Iran’s Responsible for the Caspian Summit’s Success

The five countries of the Caspian Sea region signed an agreement on the body of water’s official status and agreed to work together with one another to prevent conflicts.

President Putin hailed the Convention on the Caspian Sea’s Legal Status for its “landmark significance” because it’s the first time that all the relevant states agreed on something of consequence concerning this topic, which importantly included banning the military forces of extra-regional states and creating a Caspian Economic Forum.
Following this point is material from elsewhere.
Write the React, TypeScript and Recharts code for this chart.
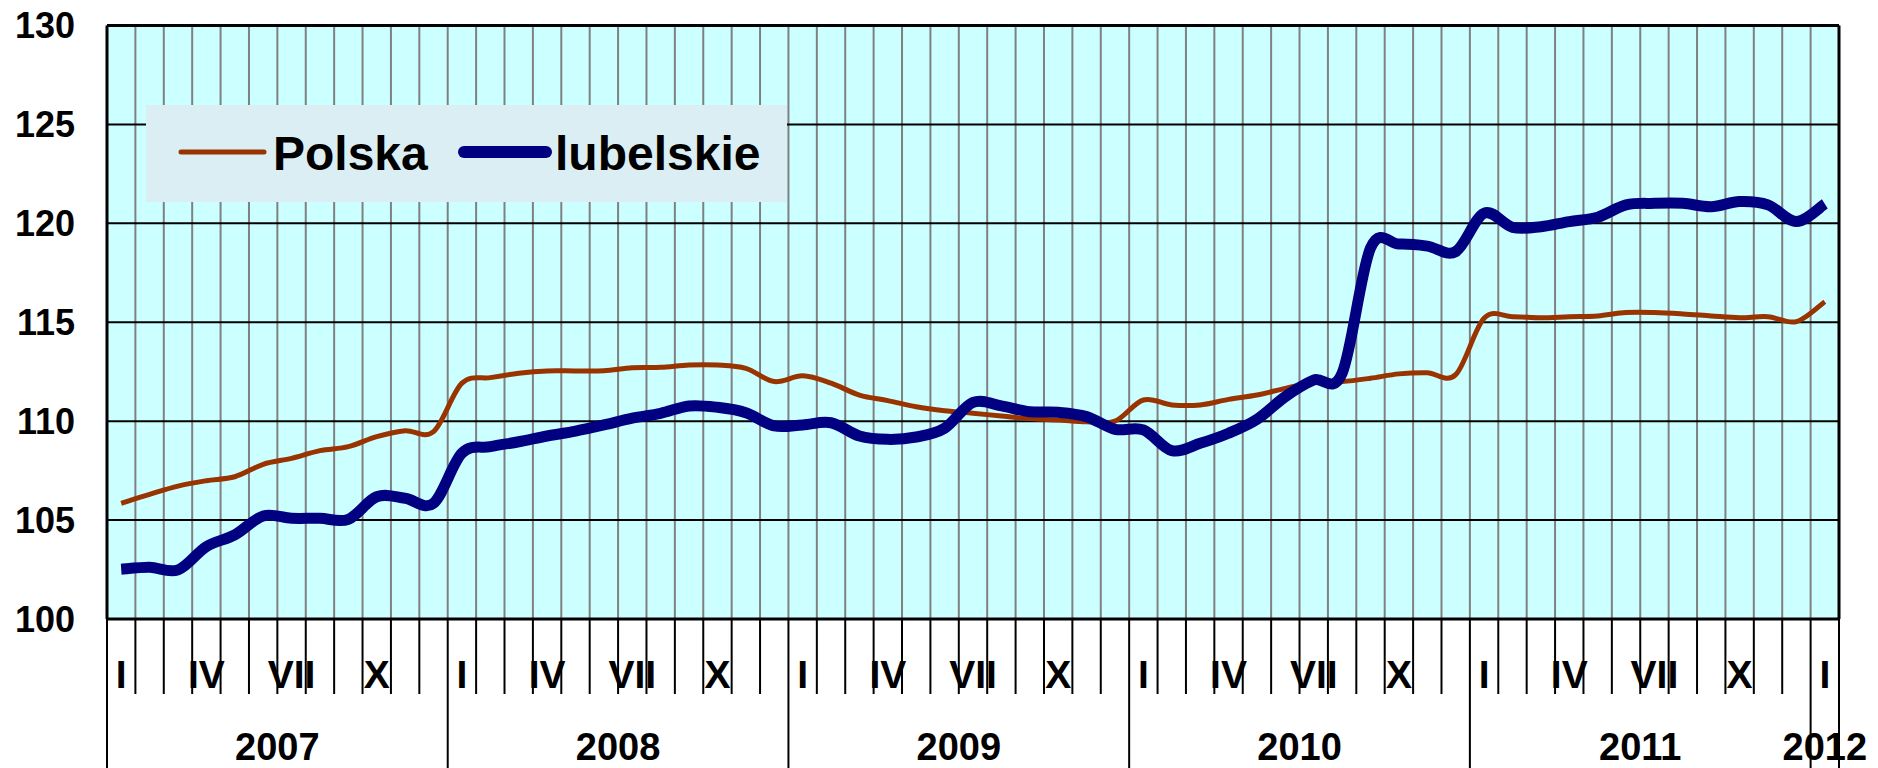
import { LineChart, Line, XAxis, YAxis, CartesianGrid, ReferenceLine } from 'recharts';

const FONT = '"Liberation Sans", Arial, sans-serif';

const monthLabels = [
  'I', '', '', 'IV', '', '', 'VII', '', '', 'X', '', '',
  'I', '', '', 'IV', '', '', 'VII', '', '', 'X', '', '',
  'I', '', '', 'IV', '', '', 'VII', '', '', 'X', '', '',
  'I', '', '', 'IV', '', '', 'VII', '', '', 'X', '', '',
  'I', '', '', 'IV', '', '', 'VII', '', '', 'X', '', '',
  'I',
];
const yearLabels = ['2007', '2008', '2009', '2010', '2011', '2012'];

const polska = [
  105.85, 106.3, 106.72, 106.99, 107.19, 107.82, 108.12, 108.51, 108.71, 109.22, 109.52, 109.47,
  111.92, 112.2, 112.42, 112.54, 112.54, 112.55, 112.7, 112.72, 112.84, 112.84, 112.67, 112.0,
  112.29, 111.92, 111.32, 111.04, 110.73, 110.53, 110.4, 110.26, 110.13, 110.06, 109.97, 110.0,
  111.07, 110.82, 110.82, 111.1, 111.32, 111.66, 111.95, 112.0, 112.17, 112.39, 112.45, 112.35,
  115.2, 115.28, 115.23, 115.28, 115.32, 115.49, 115.49, 115.42, 115.32, 115.23, 115.28, 115.03,
  116.04,
];
const lubelskie = [
  102.51, 102.61, 102.48, 103.66, 104.25, 105.21, 105.09, 105.09, 105.04, 106.18, 106.1, 105.85,
  108.38, 108.71, 108.96, 109.25, 109.5, 109.81, 110.15, 110.4, 110.77, 110.7, 110.43, 109.76,
  109.81, 109.92, 109.25, 109.08, 109.2, 109.64, 110.95, 110.77, 110.48, 110.45, 110.23, 109.59,
  109.56, 108.51, 108.88, 109.39, 110.09, 111.24, 112.08, 112.42, 118.75, 118.95, 118.85, 118.57,
  120.51, 119.8, 119.83, 120.09, 120.31, 120.93, 121.01, 121.01, 120.84, 121.1, 120.93, 120.09,
  120.98,
];
const yTicks = [100, 105, 110, 115, 120, 125, 130];

const N = monthLabels.length;
const rows = monthLabels.map((_, i) => ({ pos: i + 0.5, polska: polska[i], lubelskie: lubelskie[i] }));
const boundaries = Array.from({ length: N + 1 }, (_, i) => i);

const W = 1878;
const H = 768;
const LEFT = 107;
const RIGHT = 39;
const PLOT_W = W - LEFT - RIGHT;

// smoothed line like the spreadsheet one (cardinal spline, tension 0)
function smoothCurve(context: any) {
  let pts: number[][] = [];
  return {
    areaStart() {},
    areaEnd() {},
    lineStart() {
      pts = [];
    },
    point(x: number, y: number) {
      pts.push([+x, +y]);
    },
    lineEnd() {
      if (!pts.length) return;
      context.moveTo(pts[0][0], pts[0][1]);
      for (let i = 0; i < pts.length - 1; i++) {
        const p0 = pts[i - 1] || pts[i];
        const p1 = pts[i];
        const p2 = pts[i + 1];
        const p3 = pts[i + 2] || p2;
        context.bezierCurveTo(
          p1[0] + (p2[0] - p0[0]) / 6, p1[1] + (p2[1] - p0[1]) / 6,
          p2[0] - (p3[0] - p1[0]) / 6, p2[1] - (p3[1] - p1[1]) / 6,
          p2[0], p2[1],
        );
      }
    },
  };
}

function BoundaryTick(props: any) {
  const { x, y, payload } = props;
  const i = payload.value as number;
  const band = PLOT_W / N;
  const isYear = i % 12 === 0 || i === N;
  const month = i < N ? monthLabels[i] : '';
  const yi = i % 12 === 0 && i < N ? i / 12 : -1;
  const yearX = i + 12 > N ? x + band / 2 : x + band * 6;
  return (
    <g>
      <line x1={x} x2={x} y1={y} y2={y + (isYear ? 160 : 75)} stroke="#000" strokeWidth={2} />
      {month && (
        <text x={x + band / 2} y={y + 69} textAnchor="middle" fontSize={39} fontWeight="bold" fontFamily={FONT} fill="#000">
          {month}
        </text>
      )}
      {yi >= 0 && (
        <text x={yearX} y={y + 141} textAnchor="middle" fontSize={38} fontWeight="bold" fontFamily={FONT} fill="#000">
          {yearLabels[yi]}
        </text>
      )}
    </g>
  );
}

function LegendBox() {
  return (
    <svg width={641} height={97} style={{ position: 'absolute', left: 146, top: 105 }}>
      <rect x={0} y={0} width={641} height={97} fill="#DAEEF3" />
      <line x1={35} x2={118} y1={47} y2={47} stroke="#993300" strokeWidth={5} strokeLinecap="round" />
      <text x={127} y={65} fontSize={48} fontWeight="bold" fontFamily={FONT} fill="#000">Polska</text>
      <line x1={318} x2={400} y1={47} y2={47} stroke="#000080" strokeWidth={12} strokeLinecap="round" />
      <text x={409} y={65} fontSize={48} fontWeight="bold" fontFamily={FONT} fill="#000">lubelskie</text>
    </svg>
  );
}

export default function App() {
  return (
    <div style={{ position: 'absolute', left: 0, top: 0, width: W, height: H, background: '#fff' }}>
      <LineChart width={W} height={H} data={rows} margin={{ top: 25.5, right: RIGHT, bottom: 0, left: 0 }}>
        <CartesianGrid horizontal={false} stroke="#808080" strokeWidth={2} fill="#CCFFFF" fillOpacity={1} />
        <CartesianGrid vertical={false} stroke="#000" strokeWidth={2} />
        <XAxis
          dataKey="pos"
          type="number"
          domain={[0, N]}
          ticks={boundaries}
          interval={0}
          height={149}
          axisLine={false}
          tickLine={false}
          tickSize={0}
          tickMargin={0}
          tick={BoundaryTick}
        />
        <YAxis
          domain={[100, 130]}
          ticks={yTicks}
          interval={0}
          width={LEFT}
          axisLine={false}
          tickLine={false}
          tickSize={0}
          tickMargin={32}
          tick={{ fontSize: 36, fontWeight: 'bold', fontFamily: FONT, fill: '#000' }}
        />
        <ReferenceLine x={0} stroke="#000" strokeWidth={3} />
        <ReferenceLine x={N} stroke="#000" strokeWidth={3} />
        <ReferenceLine y={130} stroke="#000" strokeWidth={3} />
        <ReferenceLine y={100} stroke="#000" strokeWidth={3} />
        <Line type={smoothCurve as any} dataKey="polska" stroke="#993300" strokeWidth={5} dot={false} isAnimationActive={false} />
        <Line type={smoothCurve as any} dataKey="lubelskie" stroke="#000080" strokeWidth={11} dot={false} isAnimationActive={false} />
      </LineChart>
      <LegendBox />
    </div>
  );
}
RT quoted Russian expert Andrey Grozin as saying that “The Iranian position hampered signing the Caspian Sea convention for a long time” and praising the Islamic Republic’s leadership for making the necessary concessions to finally bring this about, but President Rouhani cautioned that not all issues were resolved during the summit and that “negotiations on delimitation of the Caspian Sea should continue among the littoral states”.

His comments were in response to the fact that while surface issues were agreed upon, the seabed ones remain unresolved, and therefore it’s unclear whether the long-discussed “Trans-Caspian Pipeline” between Turkmenistan and Azerbaijan has finally received the international legal approval to be built. In any case and looking beyond this important ambiguity, it can be analyzed that the intensification of multilateral pressure along Iran’s western flank in the Mashriq may have contributed to Tehran reconsidering some of its other formerly rigid positions towards the Caspian Sea and subsequently softening them in order to create inroads for an “Eastern Pivot” that could revolutionize Eurasian affairs.

The institutional overlap of the Eurasian Union, Economic Cooperation Organization (ECO), and SCO integrational bodies between the Caspian Sea’s five regional states creates a solid basis for advancing the Golden Ring vision of a comprehensive partnership between multipolar Great Powers and the Central Asian Republics using the Caspian Economic Forum as one of its inter-organizational platforms. Relatedly, this new forum also facilitates the linking of the previously disconnected Lapis Lazuli, BTK, and Via Carpathia East-West trade corridors and closer coordination between the five littoral states to develop the North-South Transport Corridor (NSTC) with India. So long as Iran remains cooperative, and it has every self-interested reason to be, then the Caspian Sea could become crucial to multipolarity.